По утрам, кроме очкастого доктора, являлись еще другие, поважнее. К одиннадцати часам приносили завтрак. Пациенты, в жару, в поту, в блевотине, пихали себе куски в рот, в пищевод, иногда прямо в желудок, через резиновую трубочку у пупка, стараясь через силу зарядиться, — протянуть подольше. Напившись кофе, Боб поспешно выбегал наружу, если погода позволяла. Там, у захарканной травки, на лавочках сидели старцы из дома призрения: мудрые паралитики, выгнутые дугой в разные стороны, с язвами и маниакальными ужимками. Они курили, поплевывали, старушки ссорились, — все изнывали от скуки. Когда, издалека, мелькали белые штанины врача, кто мог подниматься, полз, ковылял навстречу, чтобы успеть крикнуть: Hello, doc… все-таки развлечение.

Боб Кастэр медленно брел по тропинке; иногда к нему присоединялся очкастый. Шли у самой кромки набережной: внизу вода неслась мутная и бурная, причем не на юг, к морю, а на север! Военные корабли медленно плыли мимо, маленькие, коренастые буксиры тянули баржи-платформы, груженые теплушками. А на западном берегу высился, подобно отелю, модный госпиталь, где, следует полагать, все, — кроме боли и смерти, — образцово и добропорядочно.

— Почему вы не поступите туда? — спросил однажды Кастэр. — Ведь вам тоже противно здесь околачиваться.

— Там евреев не принимают, — объяснил очкастый.

— Впрочем, здесь у вас большое поле для научных экспериментов, — вежливо утешил его Боб.

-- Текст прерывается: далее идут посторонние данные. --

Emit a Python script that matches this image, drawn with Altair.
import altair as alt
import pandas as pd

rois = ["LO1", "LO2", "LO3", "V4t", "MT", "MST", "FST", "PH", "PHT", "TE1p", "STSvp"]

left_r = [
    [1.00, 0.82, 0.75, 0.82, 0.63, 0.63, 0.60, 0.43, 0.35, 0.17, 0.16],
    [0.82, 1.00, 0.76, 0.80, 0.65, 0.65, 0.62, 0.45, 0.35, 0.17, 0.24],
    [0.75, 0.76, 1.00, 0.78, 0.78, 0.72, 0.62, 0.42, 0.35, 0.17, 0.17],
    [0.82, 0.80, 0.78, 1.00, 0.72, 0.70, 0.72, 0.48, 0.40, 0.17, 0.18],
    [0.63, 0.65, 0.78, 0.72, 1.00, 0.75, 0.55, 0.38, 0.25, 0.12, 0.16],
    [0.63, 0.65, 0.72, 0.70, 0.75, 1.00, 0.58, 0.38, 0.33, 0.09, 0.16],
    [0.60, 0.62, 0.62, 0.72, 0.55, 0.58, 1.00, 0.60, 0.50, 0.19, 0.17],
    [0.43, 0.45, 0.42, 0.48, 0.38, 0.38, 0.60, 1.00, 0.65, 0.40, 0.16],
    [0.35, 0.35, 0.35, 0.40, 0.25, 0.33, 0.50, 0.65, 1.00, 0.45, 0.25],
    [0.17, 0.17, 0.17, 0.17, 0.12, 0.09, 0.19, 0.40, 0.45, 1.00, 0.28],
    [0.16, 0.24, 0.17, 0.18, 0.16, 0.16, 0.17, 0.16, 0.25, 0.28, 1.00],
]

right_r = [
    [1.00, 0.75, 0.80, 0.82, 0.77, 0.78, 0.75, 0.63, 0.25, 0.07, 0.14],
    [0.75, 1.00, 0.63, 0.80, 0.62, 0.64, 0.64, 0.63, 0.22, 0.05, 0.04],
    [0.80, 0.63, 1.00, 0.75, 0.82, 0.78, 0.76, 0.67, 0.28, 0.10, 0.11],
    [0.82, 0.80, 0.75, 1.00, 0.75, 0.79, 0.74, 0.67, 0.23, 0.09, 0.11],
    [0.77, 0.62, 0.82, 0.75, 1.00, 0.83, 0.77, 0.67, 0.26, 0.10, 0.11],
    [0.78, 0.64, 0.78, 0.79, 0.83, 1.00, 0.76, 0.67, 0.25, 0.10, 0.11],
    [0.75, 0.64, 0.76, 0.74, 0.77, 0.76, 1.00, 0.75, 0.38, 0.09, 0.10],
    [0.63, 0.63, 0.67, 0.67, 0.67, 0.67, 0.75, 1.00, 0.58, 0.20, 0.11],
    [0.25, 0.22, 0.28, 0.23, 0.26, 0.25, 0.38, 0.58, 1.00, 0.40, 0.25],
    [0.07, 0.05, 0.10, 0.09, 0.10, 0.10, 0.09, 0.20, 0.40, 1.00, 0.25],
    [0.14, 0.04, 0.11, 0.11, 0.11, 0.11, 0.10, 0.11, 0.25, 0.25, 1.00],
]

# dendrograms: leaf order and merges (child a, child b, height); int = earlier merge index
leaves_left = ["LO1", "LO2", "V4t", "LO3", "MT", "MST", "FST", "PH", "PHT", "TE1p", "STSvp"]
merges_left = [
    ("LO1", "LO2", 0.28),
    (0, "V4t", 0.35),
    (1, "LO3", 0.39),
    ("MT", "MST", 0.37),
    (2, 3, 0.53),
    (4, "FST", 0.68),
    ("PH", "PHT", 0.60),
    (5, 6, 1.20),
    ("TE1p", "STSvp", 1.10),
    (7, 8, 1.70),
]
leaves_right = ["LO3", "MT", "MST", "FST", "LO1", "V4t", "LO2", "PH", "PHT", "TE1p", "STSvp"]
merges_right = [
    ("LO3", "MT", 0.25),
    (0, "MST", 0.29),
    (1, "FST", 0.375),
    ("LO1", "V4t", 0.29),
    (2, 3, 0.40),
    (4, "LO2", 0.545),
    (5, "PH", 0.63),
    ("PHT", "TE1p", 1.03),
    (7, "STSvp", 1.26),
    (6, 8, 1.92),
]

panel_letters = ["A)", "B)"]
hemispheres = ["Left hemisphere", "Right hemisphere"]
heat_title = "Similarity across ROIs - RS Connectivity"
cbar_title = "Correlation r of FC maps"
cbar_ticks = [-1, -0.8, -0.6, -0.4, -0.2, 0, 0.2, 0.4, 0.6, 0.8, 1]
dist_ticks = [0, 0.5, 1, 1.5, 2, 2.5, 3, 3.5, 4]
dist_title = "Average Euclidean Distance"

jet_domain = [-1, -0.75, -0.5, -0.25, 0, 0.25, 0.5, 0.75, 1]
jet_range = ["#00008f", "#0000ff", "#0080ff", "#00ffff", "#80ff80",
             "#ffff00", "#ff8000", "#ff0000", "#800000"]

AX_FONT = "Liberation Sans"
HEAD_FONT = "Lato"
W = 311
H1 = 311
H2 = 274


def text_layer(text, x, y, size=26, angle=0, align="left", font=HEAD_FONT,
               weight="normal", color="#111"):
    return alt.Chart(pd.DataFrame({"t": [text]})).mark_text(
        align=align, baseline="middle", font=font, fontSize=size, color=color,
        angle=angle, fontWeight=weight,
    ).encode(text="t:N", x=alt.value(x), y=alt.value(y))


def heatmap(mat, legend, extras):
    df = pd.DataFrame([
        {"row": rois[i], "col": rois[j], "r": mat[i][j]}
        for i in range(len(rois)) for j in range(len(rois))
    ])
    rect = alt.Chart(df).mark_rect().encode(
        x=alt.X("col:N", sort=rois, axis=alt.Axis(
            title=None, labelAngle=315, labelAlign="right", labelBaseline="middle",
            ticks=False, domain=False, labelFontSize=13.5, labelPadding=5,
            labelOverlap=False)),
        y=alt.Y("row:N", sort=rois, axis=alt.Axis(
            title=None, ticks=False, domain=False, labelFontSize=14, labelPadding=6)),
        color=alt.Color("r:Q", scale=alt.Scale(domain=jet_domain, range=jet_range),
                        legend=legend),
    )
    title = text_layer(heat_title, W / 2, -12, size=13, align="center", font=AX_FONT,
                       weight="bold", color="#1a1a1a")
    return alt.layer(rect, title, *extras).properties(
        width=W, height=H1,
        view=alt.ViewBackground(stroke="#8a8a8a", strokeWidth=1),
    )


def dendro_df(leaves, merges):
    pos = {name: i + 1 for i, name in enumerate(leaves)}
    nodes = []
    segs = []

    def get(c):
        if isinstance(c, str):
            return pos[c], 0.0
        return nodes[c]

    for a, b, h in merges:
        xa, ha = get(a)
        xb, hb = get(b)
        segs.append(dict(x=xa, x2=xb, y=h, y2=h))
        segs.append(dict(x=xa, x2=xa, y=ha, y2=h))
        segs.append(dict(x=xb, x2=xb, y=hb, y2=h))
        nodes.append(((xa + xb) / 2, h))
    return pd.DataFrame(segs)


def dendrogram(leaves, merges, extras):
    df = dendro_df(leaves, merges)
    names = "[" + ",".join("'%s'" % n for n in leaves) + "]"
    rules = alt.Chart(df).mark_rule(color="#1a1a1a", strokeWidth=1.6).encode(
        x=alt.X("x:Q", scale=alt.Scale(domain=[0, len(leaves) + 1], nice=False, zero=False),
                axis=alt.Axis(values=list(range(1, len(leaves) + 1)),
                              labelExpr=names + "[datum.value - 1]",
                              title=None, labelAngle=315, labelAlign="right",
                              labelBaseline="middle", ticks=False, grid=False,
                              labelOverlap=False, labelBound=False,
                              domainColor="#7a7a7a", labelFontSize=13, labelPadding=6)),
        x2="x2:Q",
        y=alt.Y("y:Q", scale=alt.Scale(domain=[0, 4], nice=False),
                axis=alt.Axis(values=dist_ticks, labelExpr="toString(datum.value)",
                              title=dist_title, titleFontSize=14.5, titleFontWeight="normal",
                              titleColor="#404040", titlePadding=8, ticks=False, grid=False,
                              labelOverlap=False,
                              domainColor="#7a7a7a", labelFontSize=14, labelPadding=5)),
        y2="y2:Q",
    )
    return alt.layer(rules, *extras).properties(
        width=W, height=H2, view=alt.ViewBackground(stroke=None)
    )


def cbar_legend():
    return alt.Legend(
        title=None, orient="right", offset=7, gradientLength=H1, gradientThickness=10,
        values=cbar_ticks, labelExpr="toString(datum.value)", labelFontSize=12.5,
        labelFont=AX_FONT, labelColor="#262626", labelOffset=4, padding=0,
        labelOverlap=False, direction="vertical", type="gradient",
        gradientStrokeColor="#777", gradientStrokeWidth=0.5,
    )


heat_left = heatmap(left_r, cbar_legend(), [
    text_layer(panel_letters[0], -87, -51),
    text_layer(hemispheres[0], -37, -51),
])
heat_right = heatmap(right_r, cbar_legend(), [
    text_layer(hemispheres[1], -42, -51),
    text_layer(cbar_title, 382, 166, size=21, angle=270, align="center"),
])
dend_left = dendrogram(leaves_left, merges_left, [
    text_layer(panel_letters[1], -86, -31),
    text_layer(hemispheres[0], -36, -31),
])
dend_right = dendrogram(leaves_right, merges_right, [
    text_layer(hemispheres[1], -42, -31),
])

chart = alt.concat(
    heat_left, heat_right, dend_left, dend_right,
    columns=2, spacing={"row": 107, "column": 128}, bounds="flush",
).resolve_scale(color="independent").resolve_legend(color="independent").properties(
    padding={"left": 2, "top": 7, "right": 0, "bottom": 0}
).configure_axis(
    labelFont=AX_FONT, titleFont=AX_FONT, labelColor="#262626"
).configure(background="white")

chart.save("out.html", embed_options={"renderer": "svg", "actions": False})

— Научных экспериментов? — удивился тот. — Здесь доктор нужен только, чтобы засвидетельствовать смерть. Закон: to pronounce him dead… Когда меня зовут ночью к больному, я не думаю, как бороться за его жизнь: дать ли кислород, вспрыснуть адреналин, сделать переливание крови… Нет, он уже скончался и я должен официально признать его мертвым. Вы знаете, — оживился очкастый. — Когда Микель-Анджело расписал храм картиною Страшного Суда, то папа нашел соблазнительным это обилие голых тел и поручил другому художнику, вполне благонадежному, надеть штаны на всех интегральных нюдистов. Художник работал несколько лет и благополучно прикрыл их срам. Его прозвали «панталонщиком»; и когда он показывался на улице, мальчишки кричали: «Панталонщик идет, панталонщик»… Вот таким я себя чувствую, когда размеренно шагаю по острову из staff house к госпиталю. Я не доктор. Я Pronouncer of death, Pronouncer of death.

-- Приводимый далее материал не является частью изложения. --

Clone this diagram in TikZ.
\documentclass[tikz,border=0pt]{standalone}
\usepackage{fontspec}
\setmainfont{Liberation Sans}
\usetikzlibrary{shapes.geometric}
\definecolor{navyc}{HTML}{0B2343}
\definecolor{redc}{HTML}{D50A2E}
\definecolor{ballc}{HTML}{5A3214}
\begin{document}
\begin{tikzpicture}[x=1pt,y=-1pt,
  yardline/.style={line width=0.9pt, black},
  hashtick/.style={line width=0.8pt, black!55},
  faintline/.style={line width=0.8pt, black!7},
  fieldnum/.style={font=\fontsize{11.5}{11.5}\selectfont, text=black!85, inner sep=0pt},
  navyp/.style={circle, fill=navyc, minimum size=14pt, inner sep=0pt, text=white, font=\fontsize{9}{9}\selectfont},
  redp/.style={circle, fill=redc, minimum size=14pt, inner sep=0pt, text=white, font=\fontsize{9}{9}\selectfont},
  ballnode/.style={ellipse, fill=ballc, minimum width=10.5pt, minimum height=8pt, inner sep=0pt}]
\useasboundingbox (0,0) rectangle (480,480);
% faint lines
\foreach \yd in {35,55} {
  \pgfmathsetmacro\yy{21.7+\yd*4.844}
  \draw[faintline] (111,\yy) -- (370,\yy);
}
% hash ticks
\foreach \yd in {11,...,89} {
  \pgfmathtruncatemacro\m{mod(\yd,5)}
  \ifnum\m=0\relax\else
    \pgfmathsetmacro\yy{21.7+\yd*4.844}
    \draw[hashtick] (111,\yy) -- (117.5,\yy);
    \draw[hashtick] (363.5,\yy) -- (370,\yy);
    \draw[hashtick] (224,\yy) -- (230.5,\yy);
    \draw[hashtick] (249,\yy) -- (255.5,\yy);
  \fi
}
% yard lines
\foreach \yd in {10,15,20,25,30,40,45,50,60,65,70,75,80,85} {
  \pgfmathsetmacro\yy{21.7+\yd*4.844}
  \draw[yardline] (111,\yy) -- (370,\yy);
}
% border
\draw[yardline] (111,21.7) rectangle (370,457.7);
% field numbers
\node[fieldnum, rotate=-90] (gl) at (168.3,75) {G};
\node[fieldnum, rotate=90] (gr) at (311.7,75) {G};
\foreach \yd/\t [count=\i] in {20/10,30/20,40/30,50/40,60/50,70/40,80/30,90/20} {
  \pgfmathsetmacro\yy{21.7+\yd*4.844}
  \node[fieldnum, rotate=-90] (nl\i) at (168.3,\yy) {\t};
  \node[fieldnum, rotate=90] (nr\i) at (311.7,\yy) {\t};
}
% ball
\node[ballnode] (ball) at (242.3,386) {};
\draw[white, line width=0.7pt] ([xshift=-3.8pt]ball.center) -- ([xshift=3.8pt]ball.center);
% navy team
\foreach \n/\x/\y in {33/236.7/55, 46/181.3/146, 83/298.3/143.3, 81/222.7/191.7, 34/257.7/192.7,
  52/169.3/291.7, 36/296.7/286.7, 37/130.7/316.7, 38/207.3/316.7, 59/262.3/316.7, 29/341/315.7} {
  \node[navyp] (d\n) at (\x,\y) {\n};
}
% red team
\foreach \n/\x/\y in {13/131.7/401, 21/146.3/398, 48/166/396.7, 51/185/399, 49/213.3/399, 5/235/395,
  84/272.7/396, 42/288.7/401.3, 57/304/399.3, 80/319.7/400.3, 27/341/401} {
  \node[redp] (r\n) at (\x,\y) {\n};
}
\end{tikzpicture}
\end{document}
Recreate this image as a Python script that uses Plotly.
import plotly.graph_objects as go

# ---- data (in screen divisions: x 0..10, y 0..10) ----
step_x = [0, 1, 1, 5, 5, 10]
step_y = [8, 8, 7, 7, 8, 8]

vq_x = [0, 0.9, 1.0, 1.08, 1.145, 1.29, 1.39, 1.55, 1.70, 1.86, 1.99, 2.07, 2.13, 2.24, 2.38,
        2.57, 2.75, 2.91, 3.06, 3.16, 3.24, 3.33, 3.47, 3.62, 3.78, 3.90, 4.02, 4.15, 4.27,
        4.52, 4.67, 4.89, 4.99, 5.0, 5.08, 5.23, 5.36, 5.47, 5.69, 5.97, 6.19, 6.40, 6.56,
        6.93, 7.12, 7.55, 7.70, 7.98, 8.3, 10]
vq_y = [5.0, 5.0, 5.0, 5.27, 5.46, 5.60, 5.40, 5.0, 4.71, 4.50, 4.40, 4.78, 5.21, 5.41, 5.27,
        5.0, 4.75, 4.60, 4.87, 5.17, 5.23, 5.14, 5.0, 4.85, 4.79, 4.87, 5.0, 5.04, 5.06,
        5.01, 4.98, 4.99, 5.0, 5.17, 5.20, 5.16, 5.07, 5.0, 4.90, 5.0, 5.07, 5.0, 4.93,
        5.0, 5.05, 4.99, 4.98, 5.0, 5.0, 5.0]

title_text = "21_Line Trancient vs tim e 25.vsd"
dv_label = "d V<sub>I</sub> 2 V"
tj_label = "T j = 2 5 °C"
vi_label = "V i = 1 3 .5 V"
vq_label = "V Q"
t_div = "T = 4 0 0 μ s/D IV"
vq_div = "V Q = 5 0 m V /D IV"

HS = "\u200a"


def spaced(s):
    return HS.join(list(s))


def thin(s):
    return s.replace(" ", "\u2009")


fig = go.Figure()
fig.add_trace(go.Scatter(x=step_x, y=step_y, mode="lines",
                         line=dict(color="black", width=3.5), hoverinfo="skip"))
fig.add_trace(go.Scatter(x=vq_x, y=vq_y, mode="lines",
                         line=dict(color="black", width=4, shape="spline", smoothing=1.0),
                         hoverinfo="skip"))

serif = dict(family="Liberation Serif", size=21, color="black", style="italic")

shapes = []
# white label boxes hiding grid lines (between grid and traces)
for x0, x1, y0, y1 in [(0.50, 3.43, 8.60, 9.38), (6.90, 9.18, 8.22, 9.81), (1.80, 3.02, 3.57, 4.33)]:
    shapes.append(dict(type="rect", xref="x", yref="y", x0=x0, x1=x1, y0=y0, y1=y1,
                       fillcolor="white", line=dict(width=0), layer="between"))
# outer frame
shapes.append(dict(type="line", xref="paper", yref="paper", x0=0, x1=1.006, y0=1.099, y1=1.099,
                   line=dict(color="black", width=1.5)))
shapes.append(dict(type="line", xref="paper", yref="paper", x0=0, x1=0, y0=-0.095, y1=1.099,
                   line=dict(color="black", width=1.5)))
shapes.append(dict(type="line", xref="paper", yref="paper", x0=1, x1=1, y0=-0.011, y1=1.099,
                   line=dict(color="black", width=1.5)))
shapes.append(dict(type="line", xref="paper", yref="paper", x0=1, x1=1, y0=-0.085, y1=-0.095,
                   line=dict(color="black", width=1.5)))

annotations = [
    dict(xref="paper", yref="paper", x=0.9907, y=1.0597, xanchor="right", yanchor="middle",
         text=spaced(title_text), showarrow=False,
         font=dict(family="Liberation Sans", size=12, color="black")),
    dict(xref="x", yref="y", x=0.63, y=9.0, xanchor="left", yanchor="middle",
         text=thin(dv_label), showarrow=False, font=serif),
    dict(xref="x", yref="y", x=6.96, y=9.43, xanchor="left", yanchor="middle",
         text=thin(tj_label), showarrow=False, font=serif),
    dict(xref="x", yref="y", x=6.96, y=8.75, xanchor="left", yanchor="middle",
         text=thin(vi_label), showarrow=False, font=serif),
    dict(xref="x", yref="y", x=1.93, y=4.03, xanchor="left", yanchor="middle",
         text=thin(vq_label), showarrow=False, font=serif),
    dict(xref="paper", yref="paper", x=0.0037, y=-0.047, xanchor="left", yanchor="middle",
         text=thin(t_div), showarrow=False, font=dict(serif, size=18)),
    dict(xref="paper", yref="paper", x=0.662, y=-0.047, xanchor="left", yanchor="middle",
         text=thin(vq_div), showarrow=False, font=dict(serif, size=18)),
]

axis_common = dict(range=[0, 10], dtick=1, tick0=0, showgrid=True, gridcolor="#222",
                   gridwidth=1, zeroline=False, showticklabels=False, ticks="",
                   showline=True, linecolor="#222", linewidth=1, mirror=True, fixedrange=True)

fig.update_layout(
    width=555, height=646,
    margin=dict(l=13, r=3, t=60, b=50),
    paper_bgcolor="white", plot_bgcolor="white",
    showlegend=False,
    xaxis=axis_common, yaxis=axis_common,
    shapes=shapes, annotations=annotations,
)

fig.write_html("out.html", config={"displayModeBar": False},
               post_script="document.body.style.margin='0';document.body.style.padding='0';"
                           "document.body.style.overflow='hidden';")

По вечерам на том берегу зажигались фонари, вдоль набережной бешено мчались автомобили, гуляли влюбленные парочки. «Там город, там город», — шептал Боб Кастэр, прильнув к дверному оконцу. Вспоминал Сабину, молодость, другой шум и огни… Хотелось немедленно прыгнуть, врезаться с обнаженною саблей в гущу жизни, погибнуть смертью храбрых или победить. Выполнить по совести не только свой долг, но и всех этих нищих, слабых, калек, обездоленных, сдавшихся, а теперь умирающих, бесславно, неудачников.

Боб Кастэр украдкою пробирался на террасу; в тысячный раз соображал: в каком месте благоразумнее нажать, ударить, прорвать окружение. Но в темноте за ним безмолвно следовал сторожевой пес, хитрый и назойливый Джэк.

Очкастый доктор отказался передать письмо Сабине. С растерянной улыбкою, не объясняя причин, уклонился.